Our operating results are dependent on our GaAs process technology and demand for our GaAs products.
Although we design products using multiple distinct process technologies, a substantial portion of our revenue comes from the sale of products manufactured using GaAs process technology. Our dependence on GaAs products could have an adverse effect on our operating results in the future. Competitors offer their own GaAs products, which can adversely affect our selling prices. Also, other process technologies that compete with GaAs could have certain characteristics that are superior to GaAs. If we are unable to access these technologies through licenses or foundry service arrangements, we will be competitively disadvantaged. These and other factors could reduce the demand for GaAs components or otherwise adversely affect our operating results.
We operate in a very competitive industry and must continue to implement innovative technologies and increase capacity utilization in order to reduce costs and improve margins.

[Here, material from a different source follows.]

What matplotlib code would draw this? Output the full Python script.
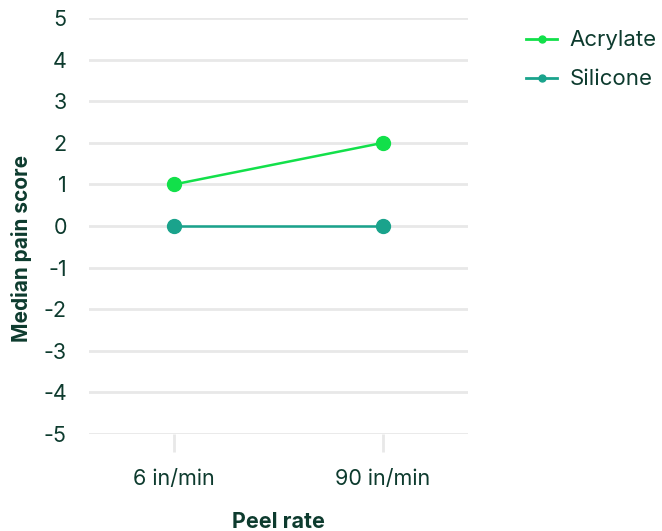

We compete with several companies primarily engaged in the business of designing, manufacturing and selling RF components, as well as suppliers of discrete products such as transistors, capacitors and resistors. Several of our competitors either have GaAs HBT process technology or are developing GaAs HBT or new fabrication processes. Foundry services are now available for GaAs HBT processes, which may enable new competitors without their own fabrication facilities. Customers could develop products that compete with or replace our products. A decision by any of our large customers to design and manufacture ICs internally could have an adverse effect on our operating results. Increased competition could mean lower prices for our products, reduced demand for our products and a corresponding reduction in our ability to recover development, engineering and manufacturing costs. In order to improve our margins, we need to reduce our costs by making continual operational improvements to reduce cycle time, increase capacity utilization and improve test yields. Our inability to meet these objectives could have an adverse effect on our operating results.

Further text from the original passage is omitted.